§ **What to do**:
Please retype the records below exactly, leaving out any pictures.

# START OF Data to process

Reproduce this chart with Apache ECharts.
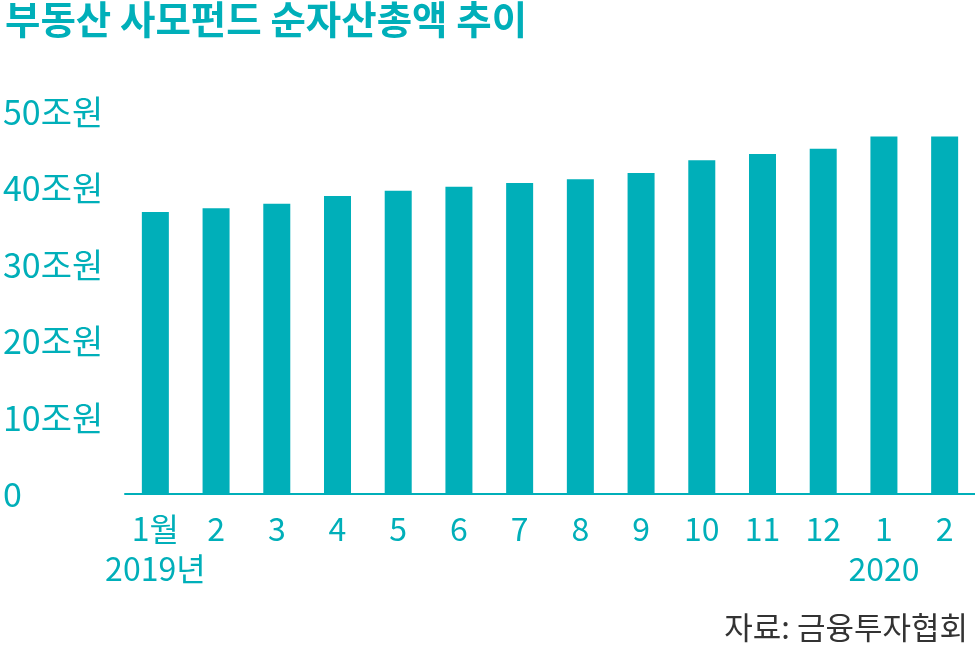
<!DOCTYPE html>
<html>
<head>
<meta charset="utf-8">
<script src="https://cdn.jsdelivr.net/npm/echarts@6/dist/echarts.min.js"></script>
<style>
html,body{margin:0;padding:0;background:#fff;}
#chart{width:975px;height:646px;}
</style>
</head>
<body>
<div id="chart"></div>
<script>
const titleText = '부동산 사모펀드 순자산총액 추이';
const sourceText = '자료: 금융투자협회';
const months = ['1월','2','3','4','5','6','7','8','9','10','11','12','1','2'];
const years = ['2019년','','','','','','','','','','','','2020',''];
const netAssets = [36.9, 37.4, 38.0, 39.0, 39.7, 40.2, 40.7, 41.2, 42.0, 43.7, 44.5, 45.2, 46.8, 46.8];
const yTicks = [0, 10, 20, 30, 40, 50];
const yUnit = '조원';

const teal = '#00AFB9';
const font = '"Noto Sans CJK KR", "Noto Sans", sans-serif';

const categories = months.map((m, i) => years[i] ? m + '\n' + years[i] : m);

const chart = echarts.init(document.getElementById('chart'), null, {renderer: 'canvas'});
chart.setOption({
  animation: false,
  backgroundColor: '#fff',
  title: [{
    text: titleText,
    left: 0, top: -5,
    textStyle: {color: teal, fontSize: 38.5, fontWeight: 'bold', fontFamily: font}
  }, {
    text: sourceText,
    right: 2, top: 607,
    textStyle: {color: '#333', fontSize: 31, fontWeight: 'normal', fontFamily: font}
  }],
  grid: {left: 125, right: 0, top: 112, bottom: 152, containLabel: false},
  xAxis: {
    type: 'category',
    data: categories,
    axisLine: {show: true, lineStyle: {color: teal, width: 2}},
    axisTick: {show: false},
    axisLabel: {
      color: teal, fontSize: 32, fontFamily: font, margin: 15,
      lineHeight: 40, interval: 0
    }
  },
  yAxis: {
    type: 'value',
    min: yTicks[0], max: yTicks[yTicks.length - 1], interval: 10,
    axisLine: {show: false},
    axisTick: {show: false},
    splitLine: {show: false},
    axisLabel: {
      color: teal, fontSize: 34, fontFamily: font,
      align: 'left', margin: 122,
      formatter: v => v === 0 ? '0' : v + yUnit
    }
  },
  series: [{
    type: 'bar',
    data: netAssets,
    barWidth: 27,
    itemStyle: {color: teal},
    label: {show: false}
  }]
});
</script>
</body>
</html>
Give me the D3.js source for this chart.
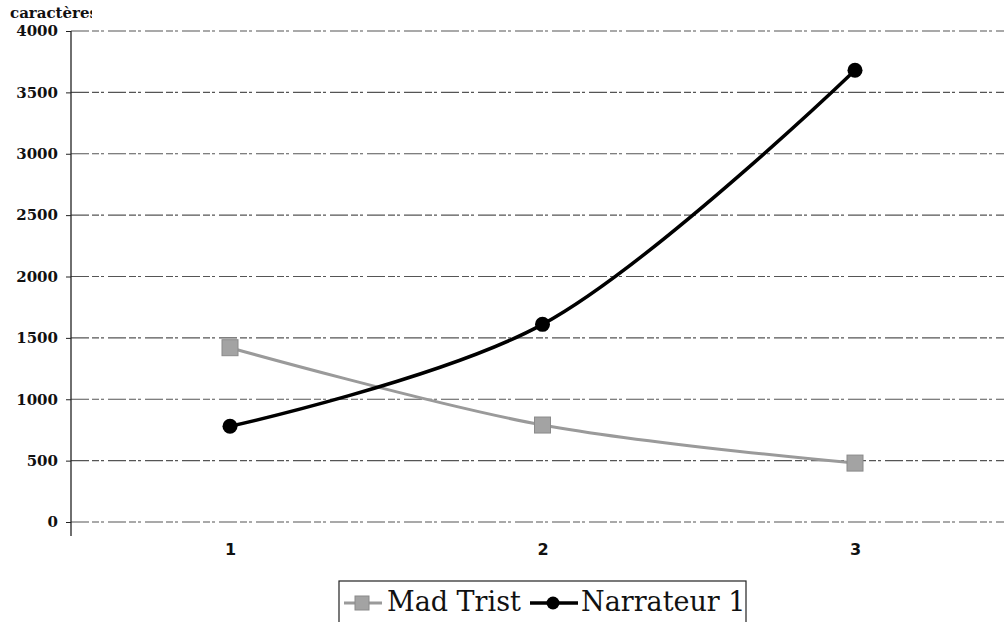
<!DOCTYPE html>
<html>
<head>
<meta charset="utf-8">
<script src="https://cdn.jsdelivr.net/npm/d3@7"></script>
<style>
  body { margin: 0; background: #fff; }
  svg { display: block; }
</style>
</head>
<body>
<div id="chart"></div>
<script>
const categories = ["1", "2", "3"]
const madTrist = [1420, 790, 480]
const narrateur = [780, 1610, 3680]
const yTicks = [0, 500, 1000, 1500, 2000, 2500, 3000, 3500, 4000]
const seriesNames = ["Mad Trist", "Narrateur 1"]

const W = 1004, H = 622
const M = { TOP: 31, LEFT: 71 }
const SERIF = "'DejaVu Serif', serif"

const svg = d3.select("#chart").append("svg")
  .attr("width", W).attr("height", H)

const x = d3.scalePoint()
  .domain(categories)
  .range([230, 855])

const y = d3.scaleLinear()
  .domain([0, 4000])
  .range([522, M.TOP])

// gridlines
svg.append("g").selectAll("line")
  .data(yTicks)
  .enter().append("line")
    .attr("x1", M.LEFT).attr("x2", W)
    .attr("y1", d => y(d)).attr("y2", d => y(d))
    .attr("stroke", "#555")
    .attr("stroke-width", 1.1)
    .attr("stroke-dasharray", "18,3,7,2,3,4")

// y axis
const yAxis = svg.append("g")
  .attr("transform", `translate(${M.LEFT},0)`)
  .call(d3.axisLeft(y).tickValues(yTicks).tickSize(5).tickFormat(d3.format("d")))
yAxis.select(".domain").remove()
yAxis.append("line")
  .attr("x1", 0).attr("x2", 0)
  .attr("y1", M.TOP).attr("y2", 536)
  .attr("stroke", "#222").attr("stroke-width", 1.3)
yAxis.selectAll(".tick line").attr("stroke", "#222")
yAxis.selectAll(".tick text")
  .attr("x", -13)
  .style("font-family", SERIF)
  .style("font-size", "15px")
  .style("font-weight", "bold")
  .attr("fill", "#111")

// x axis labels
const xAxis = svg.append("g")
  .attr("transform", "translate(0,541)")
  .call(d3.axisBottom(x).tickSize(0))
xAxis.select(".domain").remove()
xAxis.selectAll(".tick text")
  .style("font-family", "'DejaVu Sans', sans-serif")
  .style("font-size", "16px")
  .style("font-weight", "bold")
  .attr("fill", "#111")

// axis title, cut off like the original
svg.append("clipPath").attr("id", "tclip")
  .append("rect").attr("x", 0).attr("y", 0).attr("width", 92).attr("height", 30)
svg.append("text")
  .attr("x", 10).attr("y", 18)
  .attr("clip-path", "url(#tclip)")
  .style("font-family", SERIF)
  .style("font-size", "15px")
  .style("font-weight", "bold")
  .attr("fill", "#111")
  .text("caractères")

const line = d3.line()
  .x((d, i) => x(categories[i]))
  .y(d => y(d))
  .curve(d3.curveCatmullRom.alpha(0.5))

// Mad Trist
svg.append("path")
  .datum(madTrist)
  .attr("d", line)
  .attr("fill", "none")
  .attr("stroke", "#9a9a9a")
  .attr("stroke-width", 3)
svg.append("g").selectAll("rect")
  .data(madTrist)
  .enter().append("rect")
    .attr("x", (d, i) => x(categories[i]) - 8)
    .attr("y", d => y(d) - 8)
    .attr("width", 16).attr("height", 16)
    .attr("fill", "#a3a3a3")
    .attr("stroke", "#8a8a8a")

// Narrateur 1
svg.append("path")
  .datum(narrateur)
  .attr("d", line)
  .attr("fill", "none")
  .attr("stroke", "#000")
  .attr("stroke-width", 3.5)
svg.append("g").selectAll("circle")
  .data(narrateur)
  .enter().append("circle")
    .attr("cx", (d, i) => x(categories[i]))
    .attr("cy", d => y(d))
    .attr("r", 7.5)
    .attr("fill", "#000")

// legend
const lg = svg.append("g")
lg.append("rect")
  .attr("x", 339).attr("y", 581)
  .attr("width", 407).attr("height", 60)
  .attr("fill", "#fff")
  .attr("stroke", "#222").attr("stroke-width", 1.2)

lg.append("line")
  .attr("x1", 344).attr("x2", 382).attr("y1", 603).attr("y2", 603)
  .attr("stroke", "#9a9a9a").attr("stroke-width", 3)
lg.append("rect")
  .attr("x", 355).attr("y", 596).attr("width", 14).attr("height", 14)
  .attr("fill", "#a3a3a3").attr("stroke", "#8a8a8a")
lg.append("text")
  .attr("x", 387).attr("y", 611)
  .style("font-family", SERIF)
  .style("font-size", "27px")
  .attr("fill", "#111")
  .text(seriesNames[0])

lg.append("line")
  .attr("x1", 530).attr("x2", 578).attr("y1", 603).attr("y2", 603)
  .attr("stroke", "#000").attr("stroke-width", 3.5)
lg.append("circle")
  .attr("cx", 553).attr("cy", 603).attr("r", 6.5)
  .attr("fill", "#000")
lg.append("text")
  .attr("x", 581).attr("y", 611)
  .style("font-family", SERIF)
  .style("font-size", "27px")
  .attr("fill", "#111")
  .text(seriesNames[1])
</script>
</body>
</html>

# END OF Data to process

§ **Solution to this exercise**:
Reproduce this chart with Apache ECharts.
<!DOCTYPE html>
<html>
<head>
<meta charset="utf-8">
<script src="https://cdn.jsdelivr.net/npm/echarts@6/dist/echarts.min.js"></script>
<style>
html,body{margin:0;padding:0;background:#fff;}
#chart{width:975px;height:646px;}
</style>
</head>
<body>
<div id="chart"></div>
<script>
const titleText = '부동산 사모펀드 순자산총액 추이';
const sourceText = '자료: 금융투자협회';
const months = ['1월','2','3','4','5','6','7','8','9','10','11','12','1','2'];
const years = ['2019년','','','','','','','','','','','','2020',''];
const netAssets = [36.9, 37.4, 38.0, 39.0, 39.7, 40.2, 40.7, 41.2, 42.0, 43.7, 44.5, 45.2, 46.8, 46.8];
const yTicks = [0, 10, 20, 30, 40, 50];
const yUnit = '조원';

const teal = '#00AFB9';
const font = '"Noto Sans CJK KR", "Noto Sans", sans-serif';

const categories = months.map((m, i) => years[i] ? m + '\n' + years[i] : m);

const chart = echarts.init(document.getElementById('chart'), null, {renderer: 'canvas'});
chart.setOption({
  animation: false,
  backgroundColor: '#fff',
  title: [{
    text: titleText,
    left: 0, top: -5,
    textStyle: {color: teal, fontSize: 38.5, fontWeight: 'bold', fontFamily: font}
  }, {
    text: sourceText,
    right: 2, top: 607,
    textStyle: {color: '#333', fontSize: 31, fontWeight: 'normal', fontFamily: font}
  }],
  grid: {left: 125, right: 0, top: 112, bottom: 152, containLabel: false},
  xAxis: {
    type: 'category',
    data: categories,
    axisLine: {show: true, lineStyle: {color: teal, width: 2}},
    axisTick: {show: false},
    axisLabel: {
      color: teal, fontSize: 32, fontFamily: font, margin: 15,
      lineHeight: 40, interval: 0
    }
  },
  yAxis: {
    type: 'value',
    min: yTicks[0], max: yTicks[yTicks.length - 1], interval: 10,
    axisLine: {show: false},
    axisTick: {show: false},
    splitLine: {show: false},
    axisLabel: {
      color: teal, fontSize: 34, fontFamily: font,
      align: 'left', margin: 122,
      formatter: v => v === 0 ? '0' : v + yUnit
    }
  },
  series: [{
    type: 'bar',
    data: netAssets,
    barWidth: 27,
    itemStyle: {color: teal},
    label: {show: false}
  }]
});
</script>
</body>
</html>
Give me the D3.js source for this chart.
<!DOCTYPE html>
<html>
<head>
<meta charset="utf-8">
<script src="https://cdn.jsdelivr.net/npm/d3@7"></script>
<style>
  body { margin: 0; background: #fff; }
  svg { display: block; }
</style>
</head>
<body>
<div id="chart"></div>
<script>
const categories = ["1", "2", "3"]
const madTrist = [1420, 790, 480]
const narrateur = [780, 1610, 3680]
const yTicks = [0, 500, 1000, 1500, 2000, 2500, 3000, 3500, 4000]
const seriesNames = ["Mad Trist", "Narrateur 1"]

const W = 1004, H = 622
const M = { TOP: 31, LEFT: 71 }
const SERIF = "'DejaVu Serif', serif"

const svg = d3.select("#chart").append("svg")
  .attr("width", W).attr("height", H)

const x = d3.scalePoint()
  .domain(categories)
  .range([230, 855])

const y = d3.scaleLinear()
  .domain([0, 4000])
  .range([522, M.TOP])

// gridlines
svg.append("g").selectAll("line")
  .data(yTicks)
  .enter().append("line")
    .attr("x1", M.LEFT).attr("x2", W)
    .attr("y1", d => y(d)).attr("y2", d => y(d))
    .attr("stroke", "#555")
    .attr("stroke-width", 1.1)
    .attr("stroke-dasharray", "18,3,7,2,3,4")

// y axis
const yAxis = svg.append("g")
  .attr("transform", `translate(${M.LEFT},0)`)
  .call(d3.axisLeft(y).tickValues(yTicks).tickSize(5).tickFormat(d3.format("d")))
yAxis.select(".domain").remove()
yAxis.append("line")
  .attr("x1", 0).attr("x2", 0)
  .attr("y1", M.TOP).attr("y2", 536)
  .attr("stroke", "#222").attr("stroke-width", 1.3)
yAxis.selectAll(".tick line").attr("stroke", "#222")
yAxis.selectAll(".tick text")
  .attr("x", -13)
  .style("font-family", SERIF)
  .style("font-size", "15px")
  .style("font-weight", "bold")
  .attr("fill", "#111")

// x axis labels
const xAxis = svg.append("g")
  .attr("transform", "translate(0,541)")
  .call(d3.axisBottom(x).tickSize(0))
xAxis.select(".domain").remove()
xAxis.selectAll(".tick text")
  .style("font-family", "'DejaVu Sans', sans-serif")
  .style("font-size", "16px")
  .style("font-weight", "bold")
  .attr("fill", "#111")

// axis title, cut off like the original
svg.append("clipPath").attr("id", "tclip")
  .append("rect").attr("x", 0).attr("y", 0).attr("width", 92).attr("height", 30)
svg.append("text")
  .attr("x", 10).attr("y", 18)
  .attr("clip-path", "url(#tclip)")
  .style("font-family", SERIF)
  .style("font-size", "15px")
  .style("font-weight", "bold")
  .attr("fill", "#111")
  .text("caractères")

const line = d3.line()
  .x((d, i) => x(categories[i]))
  .y(d => y(d))
  .curve(d3.curveCatmullRom.alpha(0.5))

// Mad Trist
svg.append("path")
  .datum(madTrist)
  .attr("d", line)
  .attr("fill", "none")
  .attr("stroke", "#9a9a9a")
  .attr("stroke-width", 3)
svg.append("g").selectAll("rect")
  .data(madTrist)
  .enter().append("rect")
    .attr("x", (d, i) => x(categories[i]) - 8)
    .attr("y", d => y(d) - 8)
    .attr("width", 16).attr("height", 16)
    .attr("fill", "#a3a3a3")
    .attr("stroke", "#8a8a8a")

// Narrateur 1
svg.append("path")
  .datum(narrateur)
  .attr("d", line)
  .attr("fill", "none")
  .attr("stroke", "#000")
  .attr("stroke-width", 3.5)
svg.append("g").selectAll("circle")
  .data(narrateur)
  .enter().append("circle")
    .attr("cx", (d, i) => x(categories[i]))
    .attr("cy", d => y(d))
    .attr("r", 7.5)
    .attr("fill", "#000")

// legend
const lg = svg.append("g")
lg.append("rect")
  .attr("x", 339).attr("y", 581)
  .attr("width", 407).attr("height", 60)
  .attr("fill", "#fff")
  .attr("stroke", "#222").attr("stroke-width", 1.2)

lg.append("line")
  .attr("x1", 344).attr("x2", 382).attr("y1", 603).attr("y2", 603)
  .attr("stroke", "#9a9a9a").attr("stroke-width", 3)
lg.append("rect")
  .attr("x", 355).attr("y", 596).attr("width", 14).attr("height", 14)
  .attr("fill", "#a3a3a3").attr("stroke", "#8a8a8a")
lg.append("text")
  .attr("x", 387).attr("y", 611)
  .style("font-family", SERIF)
  .style("font-size", "27px")
  .attr("fill", "#111")
  .text(seriesNames[0])

lg.append("line")
  .attr("x1", 530).attr("x2", 578).attr("y1", 603).attr("y2", 603)
  .attr("stroke", "#000").attr("stroke-width", 3.5)
lg.append("circle")
  .attr("cx", 553).attr("cy", 603).attr("r", 6.5)
  .attr("fill", "#000")
lg.append("text")
  .attr("x", 581).attr("y", 611)
  .style("font-family", SERIF)
  .style("font-size", "27px")
  .attr("fill", "#111")
  .text(seriesNames[1])
</script>
</body>
</html>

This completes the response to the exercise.